Seismically-repairable, river-protecting levees
Jeff Michael at the Valley Economy blog is disseminating a preliminary executive summary of a Delta Economic Sustainability Plan that is being produced under (I think) his direction.
The ESP (like the acronym) is a thorough counter argument to the pro-Peripheral Canal/Tunnel argument that says it is too risky to continue to use the Delta’s waterways (and the levees that protect them) as the way to move water to the pumps. It is an alternative that deserves testing, and to their credit, they have found a great site to do just that.
More about this below, but first, a few words about why levees interest me so - as artifacts, as works of design, yes - but especially as sites of contention.

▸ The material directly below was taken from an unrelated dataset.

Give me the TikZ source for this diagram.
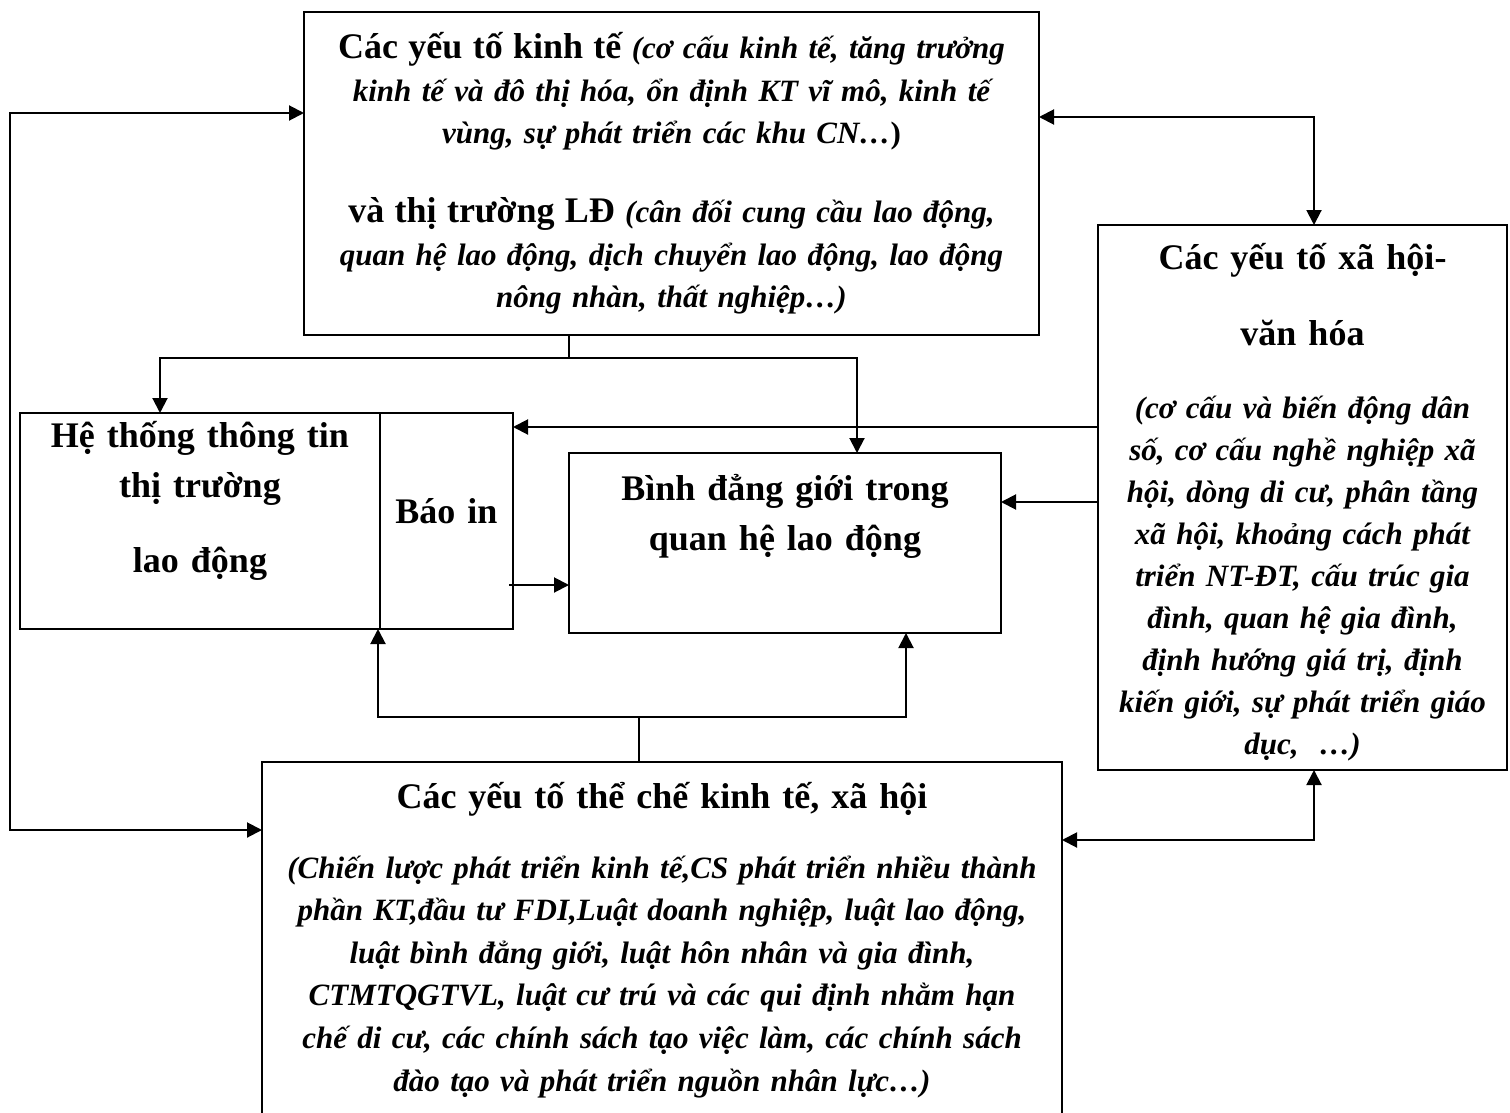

It’s an irony of the tensions of scale at the heart of debates over the Delta’s future: for local people, the levees protect land, and the water is a threat; but for the water export constituencies, the levees protect the rivers and sloughs, insuring safe passage of their precious cargo to the pumps. To them, the Delta’s land is the threat, and is to be entirely avoided, literally circumvented. This issue of scale makes people see different things in the same reality.
One person’s land-protecting levee is another’s river-protecting levee. This engineering firm’s is “seismically-repairable”:
Though not as invulnerable to a big seismic event (nothing is completely), upgrading hundreds of miles of levees as studied by the ESP is a far less expensive alternative to the canal or tunnel. Professor Michael shares a link to the thinking behind Dr Robert Pyke’s levee engineering ideas at a well done piece at The California Spigot.
The cross section above is very similar to the one developed by the owners of Lower Jones after the 2004 Upper Jones levee breach.
The state’s fiscal woes are extreme, and its dysfunctional 1/3 majority governance system has only exacerbated the many pressing needs of people who desperately depend on shrinking government services.
So I basically concur with the idea that reinforcing levees is the most practical and cost-effective way to provide a maximum of water supply security, environmental stabilization, and Delta preservation. This premise is at the heart of the Delta-specific development post I wrote a couple of days ago, and to which I will soon return, impractical, blue-sky optimist that I am about change in the Delta.
This levee cross section is only one typology, and probably the least disruptive one of what will likely be many. Because they function in complex ways and support flood control, water supply and habitat creation imperatives, I think setback levees should be used in all areas with no significant disruptive impacts to settlements.
But it is where there are significant impacts that the real test of the Reinforced Delta strategy lies.
According to Professor Michael’s post, his group will be “developing a visual concept of what the recreation strategy could mean for a detailed area in the Delta.” I understand that this concept will test the implications of FEMA’s recent upgrade to 100-year effectiveness to levees in the Locke/Walnut Grove area. This should also provide grist for debate over whether flood control, environmental improvements and historic preservation can coexist in an affordable way. Assuming of course that the levees there do not already meet the FEMA specs, and it’s very possible that they do.
In many historically precious places (which have economic value, too) like Bacon Island’s Farm Camp Number Three, Locke and Walnut Grove, and the towns of the North Delta, settlements are on the crest, on or very near to the inside slope of the levee. It will be interesting to see whether if necessary consideration is given to moving the entire settlement back from the levee’s inside slope. Expensive proposition.
Similar to dealing with the expense of environmental regulation, it will be interesting to see whether there is political will to spend the money necessary to walk the walk when it comes to preserving these delicate places. Especially in the face of Tea Party demagoguery.